What is the 7-minute rounding rule?
It's the U.S. standard for rounding clock times to the nearest 15 minutes: within 7 minutes of the mark rounds down, 8 minutes or more rounds up. It has to be applied evenly, not only in the employer's favor.
What's the difference between a time card and a timesheet?
A time card records basic clock-in and clock-out times for payroll. A timesheet usually adds detail like the project or task worked on. For totalling hours and pay, they come to the same thing.
How do I total hours for a two-week pay period?
Calculate each week on its own, then add them. Overtime is figured per week — 40 hours one week and 45 the next means 5 overtime hours, not zero.
Can I use this to check my paycheck?
Yes. Add up your own clock times here, multiply by your rate, and compare it against your paystub. It's the quickest way to spot an underpayment.
How many hours are common work shifts?
Here are the everyday ones, shown as paid hours after a typical 30-minute unpaid lunch:
| Shift | Elapsed | Paid (−30 min) |
|---|---|---|
| 9:00–5:00 | 8:00 | 7.5 hrs |
| 8:00–5:00 | 9:00 | 8.5 hrs |
| 8:00–4:00 | 8:00 | 7.5 hrs |
| 7:00–3:00 | 8:00 | 7.5 hrs |
| 9:00–5:30 | 8:30 | 8.0 hrs |
How many hours is 8 to 5?
From 8:00 a.m. to 5:00 p.m. is 9 hours of elapsed time. After a standard one-hour unpaid lunch that's 8 paid hours; with a 30-minute lunch it's 8.5.
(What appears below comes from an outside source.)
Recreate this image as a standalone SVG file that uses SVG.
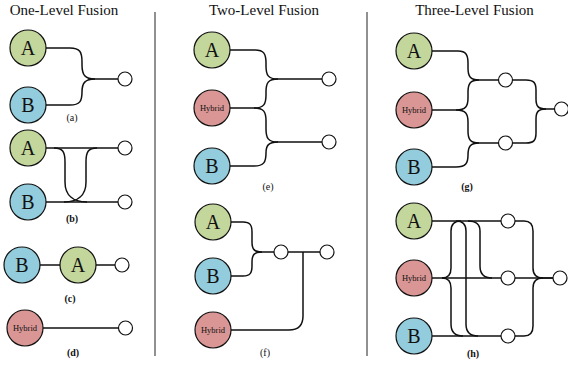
<svg xmlns="http://www.w3.org/2000/svg" width="568" height="366" viewBox="0 0 568 366">
<style>
text{font-family:"Liberation Serif","Times New Roman",serif;fill:#111}
.title{font-size:15px;text-anchor:middle}
.lbl{font-size:10px;text-anchor:middle}
.b{font-weight:bold}
.big{font-size:20px;text-anchor:middle}
.hy{font-size:8.5px;text-anchor:middle}
.A{fill:#c3d69b;stroke:#111;stroke-width:1.2}
.B{fill:#93cddd;stroke:#111;stroke-width:1.2}
.H{fill:#d99694;stroke:#111;stroke-width:1.2}
.o{fill:#fff;stroke:#111;stroke-width:1.2}
.c path,.c line{fill:none;stroke:#111;stroke-width:1.5}
.div{stroke:#222;stroke-width:1}
</style>
<rect width="568" height="366" fill="#fff"/>
<text class="title" x="64" y="15">One-Level Fusion</text>
<text class="title" x="264" y="15">Two-Level Fusion</text>
<text class="title" x="474.5" y="15">Three-Level Fusion</text>
<line class="div" x1="155" y1="12" x2="155" y2="356"/>
<line class="div" x1="367" y1="12" x2="367" y2="356"/>

<g class="c" id="connectors">
<!-- a -->
<path d="M46,48 H70 C80,48 82,52 82,62 V65 C82,75 85,79 95,79 H118"/>
<path d="M46,105 H70 C80,105 82,101 82,92 C82,83 85,79 95,79"/>
<!-- b -->
<path d="M46,148 H118"/>
<path d="M46,202 H118"/>
<path d="M54,148 C63,148 65,152 65,162 V182 C65,196 74,202 87,202"/>
<path d="M97,148 C88,148 86,152 86,162 V182 C86,196 77,202 64,202"/>
<!-- c -->
<path d="M40,265 H60"/>
<path d="M96,265 H115"/>
<!-- d -->
<path d="M43,328 H118.5"/>
<!-- e -->
<path d="M230,50 H255 C264,50 266,54 266,63 V66 C266,75 268,79 278,79 H322"/>
<path d="M230,108 H254 C264,108 266,104 266,95 V92 C266,83 268,79 278,79"/>
<path d="M254,108 C264,108 266,112 266,121 V129 C266,138 268,142 278,142 H322"/>
<path d="M230,166 H254 C264,166 266,162 266,153 C266,146 268,142 278,142"/>
<!-- f -->
<path d="M231,222 H243 C250,222 252,225 252,232 V242 C252,249 254,252 262,252 H274"/>
<path d="M231,276 H243 C250,276 252,273 252,266 V262 C252,255 254,252 262,252"/>
<path d="M288,252 H320"/>
<path d="M303,252 V316 Q303,330 289,330 H231"/>
<!-- g -->
<path d="M432,51 H458 C466,51 468,55 468,63 V68 C468,76 470,80 479,80 H498.5"/>
<path d="M432,110 H456 C466,110 468,106 468,98 V92 C468,84 470,80 479,80"/>
<path d="M456,110 C466,110 468,114 468,122 V131 C468,139 470,143 479,143 H498.5"/>
<path d="M432,167 H456 C466,167 468,163 468,155 C468,147 470,143 479,143"/>
<path d="M512.5,80 H526 C534,80 536,83 536,90 V99 C536,106 538,109 546,109 H554.5"/>
<path d="M512.5,143 H526 C534,143 536,140 536,133 V119 C536,112 538,109 546,109"/>
<!-- h -->
<path d="M432,221 H501"/>
<path d="M432,278 H501"/>
<path d="M432,336 H501"/>
<path d="M442,278 Q451,278 451,268 V231 Q451,221 461,221"/>
<path d="M442,278 Q451,278 451,288 V324 Q451,336 463,336"/>
<path d="M456,221 Q466,221 466,231 V324 Q466,336 478,336"/>
<path d="M468,221 Q480,221 480,231 V266 Q480,278 492,278"/>
<path d="M515,221 H524 Q533,221 533,231 V268 Q533,278 543,278 H553"/>
<path d="M515,278 H553"/>
<path d="M515,336 H524 Q533,336 533,326 V288 Q533,278 543,278"/>
</g>

<!-- panel a -->
<g id="a-A"><circle class="A" cx="28" cy="48" r="18"/><text class="big" x="28" y="55">A</text></g>
<g id="a-B"><circle class="B" cx="28" cy="105" r="18"/><text class="big" x="28" y="112">B</text></g>
<g id="a-out"><circle class="o" cx="125" cy="79" r="7"/></g>
<text class="lbl" x="72" y="121">(a)</text>
<!-- panel b -->
<g id="b-A"><circle class="A" cx="28" cy="148" r="18"/><text class="big" x="28" y="155">A</text></g>
<g id="b-B"><circle class="B" cx="28" cy="202" r="18"/><text class="big" x="28" y="209">B</text></g>
<g id="b-out1"><circle class="o" cx="125" cy="148" r="7"/></g>
<g id="b-out2"><circle class="o" cx="125" cy="202" r="7"/></g>
<text class="lbl b" x="72" y="221.5">(b)</text>
<!-- panel c -->
<g id="c-B"><circle class="B" cx="22" cy="265" r="18"/><text class="big" x="22" y="272">B</text></g>
<g id="c-A"><circle class="A" cx="78" cy="265" r="18"/><text class="big" x="78" y="272">A</text></g>
<g id="c-out"><circle class="o" cx="122" cy="265" r="7"/></g>
<text class="lbl b" x="70" y="302">(c)</text>
<!-- panel d -->
<g id="d-H"><circle class="H" cx="25" cy="328" r="18"/><text class="hy" x="25" y="331">Hybrid</text></g>
<g id="d-out"><circle class="o" cx="125.5" cy="328" r="7"/></g>
<text class="lbl b" x="73" y="356">(d)</text>

<!-- panel e -->
<g id="e-A"><circle class="A" cx="212" cy="50" r="18"/><text class="big" x="212" y="57">A</text></g>
<g id="e-H"><circle class="H" cx="212" cy="108" r="18"/><text class="hy" x="212" y="111">Hybrid</text></g>
<g id="e-B"><circle class="B" cx="212" cy="166" r="18"/><text class="big" x="212" y="173">B</text></g>
<g id="e-out1"><circle class="o" cx="329" cy="79" r="7"/></g>
<g id="e-out2"><circle class="o" cx="329" cy="142" r="7"/></g>
<text class="lbl" x="268" y="190">(e)</text>
<!-- panel f -->
<g id="f-A"><circle class="A" cx="213" cy="222" r="18"/><text class="big" x="213" y="229">A</text></g>
<g id="f-B"><circle class="B" cx="213" cy="276" r="18"/><text class="big" x="213" y="283">B</text></g>
<g id="f-H"><circle class="H" cx="213" cy="330" r="18"/><text class="hy" x="213" y="333">Hybrid</text></g>
<g id="f-mid"><circle class="o" cx="281" cy="252" r="7"/></g>
<g id="f-out"><circle class="o" cx="327" cy="252" r="7"/></g>
<text class="lbl" x="265" y="356">(f)</text>

<!-- panel g -->
<g id="g-A"><circle class="A" cx="414" cy="51" r="18"/><text class="big" x="414" y="58">A</text></g>
<g id="g-H"><circle class="H" cx="414" cy="110" r="18"/><text class="hy" x="414" y="113">Hybrid</text></g>
<g id="g-B"><circle class="B" cx="414" cy="167" r="18"/><text class="big" x="414" y="174">B</text></g>
<g id="g-mid1"><circle class="o" cx="505.5" cy="80" r="7"/></g>
<g id="g-mid2"><circle class="o" cx="505.5" cy="143" r="7"/></g>
<g id="g-out"><circle class="o" cx="561.5" cy="109" r="7"/></g>
<text class="lbl b" x="467" y="190">(g)</text>
<!-- panel h -->
<g id="h-A"><circle class="A" cx="414" cy="221" r="18"/><text class="big" x="414" y="228">A</text></g>
<g id="h-H"><circle class="H" cx="414" cy="278" r="18"/><text class="hy" x="414" y="281">Hybrid</text></g>
<g id="h-B"><circle class="B" cx="414" cy="336" r="18"/><text class="big" x="414" y="343">B</text></g>
<g id="h-mid1"><circle class="o" cx="508" cy="221" r="7"/></g>
<g id="h-mid2"><circle class="o" cx="508" cy="278" r="7"/></g>
<g id="h-mid3"><circle class="o" cx="508" cy="336" r="7"/></g>
<g id="h-out"><circle class="o" cx="560" cy="278" r="7"/></g>
<text class="lbl b" x="473" y="357">(h)</text>
</svg>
What is 7.5 hours in hours and minutes?
7.5 hours is 7 hours and 30 minutes, because 0.5 of an hour is 30 minutes (0.5 × 60).
How many work hours are in a week, month and year?
A standard full-time schedule is 40 hours a week, which works out to about 173 hours in an average month and 2,080 hours in a year.
How do I add up hours and minutes on a time card?
Convert each day to decimal first (divide the minutes by 60), add the decimals, and you have your weekly total. Adding raw hours and minutes by hand is where mistakes creep in, so the calculator above does it for you.
What's the difference between part-time and full-time hours?
Full-time is generally 35–40 hours a week. Part-time is usually anything under about 30–35, though the exact line depends on your employer and benefits rules.